Nick Wallerstedt (Arizona State)- Following an abysmal spring at ASU, Wallerstedt came into the summer and pitched like a man possessed, logging 16.2 high-leverage innings in relief. The Cape League All-Star held a 1.62 ERA after only giving up three runs all season. He held opposing batters to a .193 average, giving up just 11 hits to the 69 batters he faced. Wallerstedt proved himself in multi-inning appearances, one-inning save situations, in the mop-up roll and even when all Nicholson needed was a single out. He did it all, and he did it with dominance, striking out 22 in 13 games. He earned the role of set-up man/closer right from the start.

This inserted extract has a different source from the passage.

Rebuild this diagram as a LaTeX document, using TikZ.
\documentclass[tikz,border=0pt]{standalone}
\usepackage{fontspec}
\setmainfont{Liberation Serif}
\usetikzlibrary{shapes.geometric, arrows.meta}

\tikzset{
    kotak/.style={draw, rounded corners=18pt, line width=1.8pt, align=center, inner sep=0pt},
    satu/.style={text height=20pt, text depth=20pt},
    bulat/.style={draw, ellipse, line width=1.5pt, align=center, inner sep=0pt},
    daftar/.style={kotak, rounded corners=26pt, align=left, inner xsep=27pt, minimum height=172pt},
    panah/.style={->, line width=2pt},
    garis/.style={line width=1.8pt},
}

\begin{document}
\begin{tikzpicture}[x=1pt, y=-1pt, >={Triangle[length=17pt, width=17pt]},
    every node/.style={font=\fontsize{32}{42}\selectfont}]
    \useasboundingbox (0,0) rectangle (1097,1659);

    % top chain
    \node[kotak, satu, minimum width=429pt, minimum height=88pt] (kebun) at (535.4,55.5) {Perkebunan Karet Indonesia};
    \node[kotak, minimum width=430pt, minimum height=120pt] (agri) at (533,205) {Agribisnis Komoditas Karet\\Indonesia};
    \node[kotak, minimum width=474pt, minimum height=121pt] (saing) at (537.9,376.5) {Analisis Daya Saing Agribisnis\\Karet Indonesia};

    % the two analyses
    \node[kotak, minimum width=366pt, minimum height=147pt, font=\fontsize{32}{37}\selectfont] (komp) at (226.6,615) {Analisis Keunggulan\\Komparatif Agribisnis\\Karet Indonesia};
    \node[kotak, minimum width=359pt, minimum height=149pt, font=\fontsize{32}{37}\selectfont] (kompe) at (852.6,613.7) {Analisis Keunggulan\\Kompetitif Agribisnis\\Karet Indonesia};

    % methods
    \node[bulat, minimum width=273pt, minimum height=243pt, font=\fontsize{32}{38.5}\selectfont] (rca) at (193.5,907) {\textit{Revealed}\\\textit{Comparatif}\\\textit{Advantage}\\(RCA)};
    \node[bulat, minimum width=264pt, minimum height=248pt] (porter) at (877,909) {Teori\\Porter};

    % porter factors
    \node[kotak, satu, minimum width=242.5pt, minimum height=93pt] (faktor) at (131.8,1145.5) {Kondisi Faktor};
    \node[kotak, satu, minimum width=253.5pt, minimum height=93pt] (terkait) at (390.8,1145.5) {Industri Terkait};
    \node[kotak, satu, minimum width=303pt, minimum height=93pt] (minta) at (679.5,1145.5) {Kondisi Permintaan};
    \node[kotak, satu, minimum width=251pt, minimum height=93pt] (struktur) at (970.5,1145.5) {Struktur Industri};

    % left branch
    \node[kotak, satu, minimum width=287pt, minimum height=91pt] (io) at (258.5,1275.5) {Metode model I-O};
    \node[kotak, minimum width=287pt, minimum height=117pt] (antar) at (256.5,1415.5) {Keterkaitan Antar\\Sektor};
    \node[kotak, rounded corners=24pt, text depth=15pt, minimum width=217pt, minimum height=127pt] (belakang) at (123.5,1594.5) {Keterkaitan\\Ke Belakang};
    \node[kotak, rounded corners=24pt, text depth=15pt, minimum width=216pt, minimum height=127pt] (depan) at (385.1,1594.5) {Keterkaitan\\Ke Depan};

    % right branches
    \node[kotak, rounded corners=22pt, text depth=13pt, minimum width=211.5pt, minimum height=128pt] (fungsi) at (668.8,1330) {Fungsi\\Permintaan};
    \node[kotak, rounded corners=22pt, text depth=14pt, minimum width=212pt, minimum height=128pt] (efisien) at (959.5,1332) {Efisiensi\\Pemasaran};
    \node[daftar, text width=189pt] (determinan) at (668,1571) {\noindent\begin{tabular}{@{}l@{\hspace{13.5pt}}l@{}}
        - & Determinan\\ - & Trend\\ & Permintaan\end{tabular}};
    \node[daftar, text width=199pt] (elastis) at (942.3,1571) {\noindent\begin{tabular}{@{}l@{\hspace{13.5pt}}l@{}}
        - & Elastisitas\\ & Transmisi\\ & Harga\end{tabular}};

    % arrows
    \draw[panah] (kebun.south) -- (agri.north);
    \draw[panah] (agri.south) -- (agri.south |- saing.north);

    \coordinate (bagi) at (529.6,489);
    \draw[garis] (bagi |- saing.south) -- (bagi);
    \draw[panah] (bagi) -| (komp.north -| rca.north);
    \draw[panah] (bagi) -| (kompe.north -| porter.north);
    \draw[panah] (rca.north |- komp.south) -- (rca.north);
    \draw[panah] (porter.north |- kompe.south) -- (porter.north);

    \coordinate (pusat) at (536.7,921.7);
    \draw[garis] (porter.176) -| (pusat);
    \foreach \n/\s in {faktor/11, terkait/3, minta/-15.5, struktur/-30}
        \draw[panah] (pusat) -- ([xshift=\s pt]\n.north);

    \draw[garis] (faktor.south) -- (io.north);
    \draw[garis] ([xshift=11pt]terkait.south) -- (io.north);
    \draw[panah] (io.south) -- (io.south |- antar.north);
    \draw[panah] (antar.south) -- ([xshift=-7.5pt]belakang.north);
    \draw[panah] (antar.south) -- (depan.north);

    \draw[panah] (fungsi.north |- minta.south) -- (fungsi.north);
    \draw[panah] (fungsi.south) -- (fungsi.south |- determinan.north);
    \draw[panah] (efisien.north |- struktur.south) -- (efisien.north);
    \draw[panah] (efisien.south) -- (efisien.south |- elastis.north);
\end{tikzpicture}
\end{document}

Hayden Thomas (Texas A&M Corpus Christi)- Thomas was one of the most consistent pitchers in all of Cape Cod this summer, tossing at least five innings in all but one of his starts. His 2.60 ERA ranked in the top-10 in the CCBL and was the lowest among Orleans starters. The right-hander had competitive outings against both Bourne and Brewster, the top-two teams in Cape, going 11 innings in three overall appearances while only allowing four runs and notching 12 strikeouts.


39 runs in three games (June 30-July 4)- After staggering at the plate through the first nine games of the season, Orleans showed off the offensive power that was so highly regarded at the beginning of the summer. Even after losing Jordan Sprinkle (UC Santa Barbara) and Jace Jung (Texas Tech) to Team USA, the Firebirds plated 39 runs in their next three games without them. With newcomer Peyton Chatagnier (Mississippi) joining the lineup, Orleans tagged an impressive 37 hits and 11 homers in that span. The 19 runs scored against Brewster at home on July 2 is the most runs scored in a single game all summer.

(10-2-3) against playoff teams (Bourne, Cotuit, Brewster, Harwich)- The Firebirds had their fair share of struggles this season but they looked very formidable against the best that the Cape League had to offer. In 15 games, those teams averaged 2.8 runs per game against Orleans. They also went unbeaten against Harwich and Cotuit. The simple fact that those four made the postseason and Orleans didn’t is indeed the only fact that matters, but it still doesn’t discount their competitiveness this season.

Top defensive team on the Cape- Orleans’ fielding certainly eluded them late in-season, but the Firebirds still managed to commit the fewest errors of any team on the Cape. Their .972 fielding-percentage was tied for first in the CCBL with Wareham. Led by a constantly changing middle infield that included Sprinkle, Jung, Chatagnier and David Marcano (NJIT), Firebird pitchers would play to contact with confidence.